Whatever turn out to be the rights and wrongs in a particular case, this is the last thing that somebody needs when they have just (literally just) lost someone close to them. They are dealing with shock, grief, anger, lack of a full story…  Of course they are likely to look at the article, to find out more, to seek some solace, to see what other people are being told. And now there’s a high risk that they will find a raging debate around the circumstances of their loved one’s death.

THEY DON’T NEED THIS!

Like those who get sucked into the argument itself – I find myself looking around for someone to blame for the fact that this spectacle is happening at all. It’s tempting to single out the individual(s) who made the baseless, or tasteless, comment in the first place. But we know these people are around. Offline – when someone we know suffers a bereavement we observe all sorts of norms – including what people used to call ‘a decent period of mourning’. This mutual respect has evolved over many generations. It is appropriate. We don’t go round their house, that day, and start a debate about road safety, or ask them if they think it was the victim’s own fault.

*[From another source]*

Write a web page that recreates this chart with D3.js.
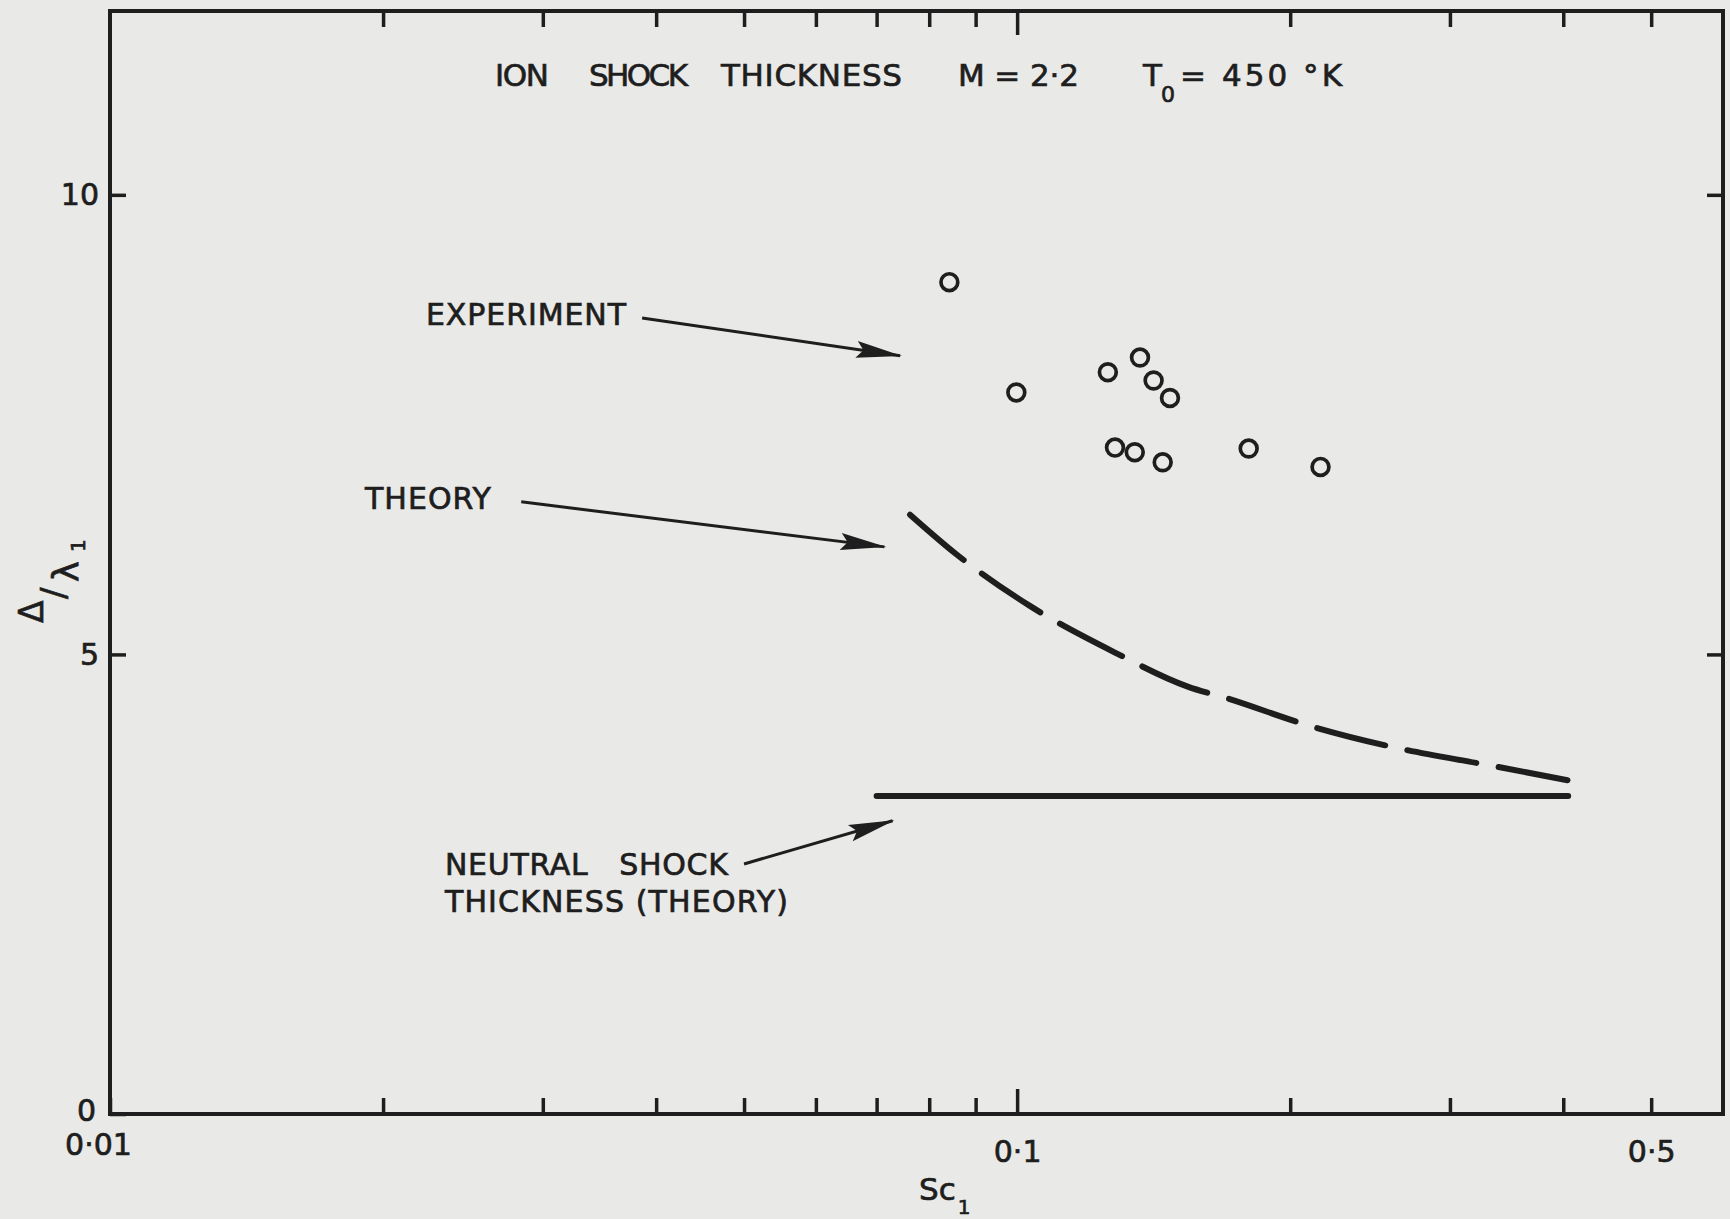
<!DOCTYPE html>
<html lang="en">

<head>
	<meta charset="UTF-8">
	<title>ion shock thickness</title>
	<script type="text/javascript" src="https://cdn.jsdelivr.net/npm/d3@7/dist/d3.min.js" charset="UTF-8"></script>
	<style>
		body { margin: 0; background: #e9e9e7; }
		svg { display: block; }
		text { font-family: "DejaVu Sans", "Liberation Sans", sans-serif; fill: #1e1e1e; stroke: #1e1e1e; stroke-width: 0.7px; }
	</style>
</head>

<body>
	<script type="text/javascript">
	// measured points, Sc1 vs delta / lambda1
	let expSc = [0.0842, 0.0998, 0.1259, 0.1366, 0.1414, 0.1474, 0.1282, 0.1348, 0.1447, 0.1800, 0.2160]
	let expDelta = [9.05, 7.85, 8.07, 8.23, 7.98, 7.79, 7.25, 7.20, 7.09, 7.24, 7.04]

	// ion shock theory (dashed)
	let theorySc = [0.0762, 0.0857, 0.1036, 0.1282, 0.1542, 0.1707, 0.2106, 0.2658, 0.3289, 0.405]
	let theoryDelta = [6.52, 6.09, 5.52, 5.02, 4.65, 4.52, 4.22, 3.97, 3.80, 3.63]

	// neutral shock thickness (theory)
	let neutralSc = [0.07, 0.405]
	let neutralDelta = [3.46, 3.46]

	let xTicks = [0.01, 0.02, 0.03, 0.04, 0.05, 0.06, 0.07, 0.08, 0.09, 0.1, 0.2, 0.3, 0.4, 0.5]
	let xTickLabels = ['0·01', '', '', '', '', '', '', '', '', '0·1', '', '', '', '0·5']
	let yTicks = [0, 5, 10]
	let yTickLabels = ['0', '5', '10']

	let ink = '#1e1e1e'

	let margin = { top: 11, right: 7, bottom: 105, left: 110 }
	let width = 1730 - margin.left - margin.right,
		height = 1219 - margin.top - margin.bottom

	let x = d3.scaleLog().domain([0.01, 0.6]).range([0, width])
	let y = d3.scaleLinear().domain([0, 12]).range([height, 0])

	let svg = d3.select('body').append('svg')
		.attr('width', 1730)
		.attr('height', 1219)

	let defs = svg.append('defs')
	defs.append('marker')
		.attr('id', 'head')
		.attr('viewBox', '-48 -10 52 20')
		.attr('refX', 0)
		.attr('refY', 0)
		.attr('markerWidth', 52)
		.attr('markerHeight', 20)
		.attr('markerUnits', 'userSpaceOnUse')
		.attr('orient', 'auto')
		.append('path')
		.attr('d', 'M2,0 L-44,-8.5 L-37,0 L-44,8.5 Z')
		.attr('fill', ink)

	let g = svg.append('g')
		.attr('transform', `translate(${margin.left},${margin.top})`)

	// axes, ticks point inward on all four sides
	function styleAxis(sel) {
		sel.select('.domain').remove()
		sel.selectAll('.tick line').attr('stroke', ink).attr('stroke-width', 3.5)
		sel.selectAll('.tick text')
			.attr('fill', ink)
			.attr('font-family', '"DejaVu Sans", sans-serif')
			.attr('font-size', 30)
	}

	let xLab = d => xTickLabels[xTicks.indexOf(d)]

	let bottomAxis = g.append('g')
		.attr('transform', `translate(0,${height})`)
		.call(d3.axisBottom(x).tickValues(xTicks).tickFormat(xLab)
			.tickSizeInner(-16).tickSizeOuter(0).tickPadding(27))
		.call(styleAxis)
	bottomAxis.selectAll('.tick').filter(d => d === 0.1).select('line').attr('y2', -25)
	bottomAxis.selectAll('.tick').filter(d => d === 0.01).select('text').attr('transform', 'translate(-12,-7)')

	let topAxis = g.append('g')
		.call(d3.axisTop(x).tickValues(xTicks.slice(1)).tickFormat('')
			.tickSizeInner(-16).tickSizeOuter(0))
		.call(styleAxis)
	topAxis.selectAll('.tick').filter(d => d === 0.1).select('line').attr('y2', 24)

	let leftAxis = g.append('g')
		.call(d3.axisLeft(y).tickValues(yTicks).tickFormat((d, i) => yTickLabels[i])
			.tickSizeInner(-16).tickSizeOuter(0).tickPadding(11))
		.call(styleAxis)
	leftAxis.selectAll('.tick').filter(d => d === 0).select('text').attr('transform', 'translate(-3,-3)')

	g.append('g')
		.attr('transform', `translate(${width},0)`)
		.call(d3.axisRight(y).tickValues(yTicks.slice(1)).tickFormat('')
			.tickSizeInner(-16).tickSizeOuter(0))
		.call(styleAxis)

	g.append('rect')
		.attr('width', width)
		.attr('height', height)
		.attr('fill', 'none')
		.attr('stroke', ink)
		.attr('stroke-width', 4)

	// curves
	let line = d3.line()
		.x(d => x(d[0]))
		.y(d => y(d[1]))

	let theory = g.append('path')
		.attr('d', line.curve(d3.curveMonotoneX)(d3.zip(theorySc, theoryDelta)))
		.attr('fill', 'none')
		.attr('stroke', ink)
		.attr('stroke-width', 6)
		.attr('stroke-linecap', 'round')

	// stretch the dash period so the curve ends on a full dash
	let len = theory.node().getTotalLength()
	let dash = 68, gap = 22
	let n = Math.round((len + gap) / (dash + gap))
	let k = (len + gap) / (n * (dash + gap))
	theory.attr('stroke-dasharray', `${dash * k} ${gap * k}`)

	g.append('path')
		.attr('d', line.curve(d3.curveLinear)(d3.zip(neutralSc, neutralDelta)))
		.attr('fill', 'none')
		.attr('stroke', ink)
		.attr('stroke-width', 6)
		.attr('stroke-linecap', 'round')

	g.selectAll('circle')
		.data(d3.zip(expSc, expDelta))
		.enter()
		.append('circle')
		.attr('cx', d => x(d[0]))
		.attr('cy', d => y(d[1]))
		.attr('r', 8.4)
		.attr('fill', 'none')
		.attr('stroke', ink)
		.attr('stroke-width', 3.7)

	// annotations, anchored in data units
	let notes = [
		{ text: ['EXPERIMENT'], w: [200], at: [0.0223, 8.58], from: [0.0386, 8.66], to: [0.0743, 8.25] },
		{ text: ['THEORY'], w: [126], at: [0.0191, 6.58], from: [0.0284, 6.66], to: [0.0714, 6.17] },
		{ text: ['NEUTRAL   SHOCK', 'THICKNESS (THEORY)'], w: [283, 343], at: [0.0234, 2.60], from: [0.0500, 2.72], to: [0.0729, 3.19] }
	]

	notes.forEach(n => {
		n.text.forEach((t, i) => {
			g.append('text')
				.attr('x', x(n.at[0]))
				.attr('y', y(n.at[1]) + i * 37)
				.attr('font-size', 30)
				.attr('textLength', n.w[i])
				.attr('lengthAdjust', 'spacing')
				.style('white-space', 'pre')
				.text(t)
		})
		g.append('line')
			.attr('x1', x(n.from[0]))
			.attr('y1', y(n.from[1]))
			.attr('x2', x(n.to[0]))
			.attr('y2', y(n.to[1]))
			.attr('stroke', ink)
			.attr('stroke-width', 3)
			.attr('marker-end', 'url(#head)')
	})

	// title
	let titleParts = [
		{ t: 'ION', x: 495, w: 54 },
		{ t: 'SHOCK', x: 589, w: 99 },
		{ t: 'THICKNESS', x: 721, w: 181 },
		{ t: 'M = 2·2', x: 958, w: 121 },
		{ t: 'T', x: 1143, w: 0 },
		{ t: '= 450 °K', x: 1180, w: 162 }
	]
	let title = svg.append('g')
	titleParts.forEach(p => {
		let tx = title.append('text')
			.attr('x', p.x)
			.attr('y', 86)
			.attr('font-size', 31)
			.style('white-space', 'pre')
			.text(p.t)
		if (p.w) tx.attr('textLength', p.w).attr('lengthAdjust', 'spacing')
	})
	title.append('text')
		.attr('x', 1161)
		.attr('y', 102)
		.attr('font-size', 22)
		.text('0')

	// axis titles
	let xt = svg.append('text')
		.attr('x', 919)
		.attr('y', 1200)
		.attr('font-size', 31)
	xt.append('tspan').text('Sc')
	xt.append('tspan').attr('font-size', 20).attr('dy', 14).attr('dx', 2).text('1')

	let yt = svg.append('g')
		.attr('transform', 'translate(45,590) rotate(-90)')
	yt.append('text').attr('x', -33).attr('y', -2).attr('font-size', 33).text('Δ')
	yt.append('text').attr('x', -9).attr('y', 20).attr('font-size', 34).text('/')
	yt.append('text').attr('x', 8).attr('y', 33).attr('font-size', 35).text('λ')
	yt.append('text').attr('x', 38).attr('y', 40).attr('font-size', 20).text('1')
	</script>
</body>

</html>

But it’s a characteristic of social media that problems arise when the central characters are strangers, short-term ‘celebrities’ almost, and as a result some people lose the inhibitions that many (I hope) would still have in a face to face situation with ordinary people.

So I turn my thoughts to the online publishers who are providing the space in which the comments are happening. They’ve been doing this long enough to observe, just as I have, how some people will behave. Until more people have learned to apply offline standards of behaviour to social media, why don’t the media managers simply turn off the comments facility beneath stories which are reporting a very recent accidental death? This could be done for a set period of time – to spare the families this extra trauma at the worst possible moment – or until some trigger event – such as a public statement by the authorities about the circumstances of the accident. There may, at some point, be a legitimate case for a platform supporting public debate about the road layout, planning decisions etc that were relevant. But that’s not served by kicking this off within hours, and when there are only sketchy details. Nor can the media argue that the offsetting benefit of allowing some readers to post tributes, is worth the risk of instant mob inquests.

That’s the challenge to online editors of publications, large and small. Please suppress comments on items reporting recent accidental death? At least for a decent period of time? Why wouldn’t you?

UPDATE: I just revisited the most recent example which, yesterday, prompted me to write this post. It’s gratifying to see that the comments have now been suppressed. So for some editors my question is now   ‘… immediately, as a matter of automatic policy. Not once you see what is written, and the harm that has already been done?’